At the broadest level, this is a story about a guy tring to achieve work-life balance in the Cape Flats outside of Cape Town, South Africa. The "work" here, however, is on the other side of the law, and we observe Braaim in his dual roles of doting paterfamilias and ruthless gang leader.

Membership in the small NTK gang (which can stand for "Nice Time Kids" or "Nice to Kill" as required) is a heavy commitment, as we learn from Braaim as we watch him initiate (and tattoo) a new member. Trafficking in meth, heroin and mandraax, Braaim is not a hands-off manager, and we see him cutting product for distribution as well as entertaining "clients". (NTK, it appears, does not follow that old gang rule about not getting high on your own supply.)

We get a sense of the power dynamics at play in Braaim's gang — and more fascinatingly, at home, where his wife constantly frets over whether she should remain, and is not entirely supportive when Braaim is wounded in a shootout. If the film's purpose is to show that gang life is more tawdry and dull than glamourous, that's certainly achieved here. For a film with scenes of drug-taking and killings being planned, it's actually pretty quiet and banal. Despite all the big talk, it doesn't seem like a lot actually happens, and the lack of action is beefed-up with an over-the-top "here's what to feel" musical score.

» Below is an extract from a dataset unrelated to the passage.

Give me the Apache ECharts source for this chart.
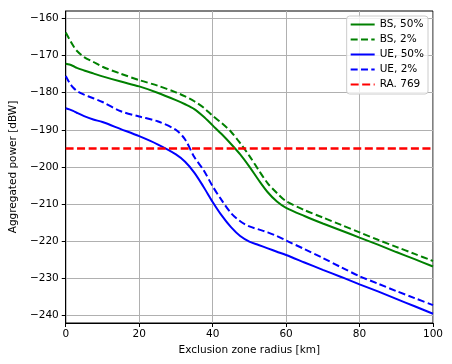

We stick so closely to the film's main locations that we don't really get any sort of feel of the dangerous life in the Cape Flats. We are told that it has one of the highest murder rates in the world, but all we really see of it is a couple shots of empty streets. Although there's an amazing amount of trust and access here, it's so contained that it feels like a two-set play, alternating between "home" and "work". For all the potential strengths here, this is surprisingly unengaging. Not recommended.

Picture of Light (Dir: Peter Mettler, 1994, 83 minutes, Canada)

One of his more popular films closed out the "Focus On Peter Mettler" retrospective to a full house. This film is a celebration of the North's beauty in several forms, from the sculpted elegance of snowdrifts and powerful white-out blizzard winds to the mysterious Northern Lights. Those are the cause of the journey, after a challenge is made to try and capture their illusive beauty. Alternating between a scientific quest and a poetic one, this film presents some of Mettler's ongoing metaphysical concerns in a fairly approachable manner.

An excursion to the space shuttle (which is also observing the aurora) fills in the factual background, but also serves as a metaphor for the distance required to get to Churchill, Manitoba as we see the train hurling through the void, only the single track laid out before it, NASA control chattering away in the background. That's one unusual overlapping we get on this trip north in the shadow of the first Gulf War. (That would be another of a few real-world interruptions that nudge their way into the frame.)

Waiting around for the right weather to film the aurora, there is time for a few tangents. We hear some stories from the townsfolk, including the lore of the northern lights, and as boredom sets in, we get a few other whimsical diversions. Poised at the border between civilization and the "true north", we see some uncanny images in the infinite drifting snow plains, including a ghostly rusted-out ship, imprisoned in ice and long abandoned.

Mettler's narration shifts everything into the realm of mythopoetic razzmatazz, and as the film inches along, it slowly feels out its themes. Key among those is a constant meditation on the act of mediation — how is a recorded artifact different than seeing something in person? Here, that gap is enhanced, as the auroras (recorded with long-exposure cameras) are rarely shown in "real time".

The technical efforts pay off and we are presented with the results: night-long shots compressed into seconds, the stars moving in their stately arcs as the luminescent gauze curtains of the northern lights dance in front of them. No words are required here, and Mettler is wisely silent as the pictures hint at some powerful truth that he cannot encapsulate.

And in the end, we are left with those lingering beautiful images — and for anyone who has seen the northern lights in person, a sharpened sense of their uncapturability, as this is still only a small fraction of what it's like to really see them.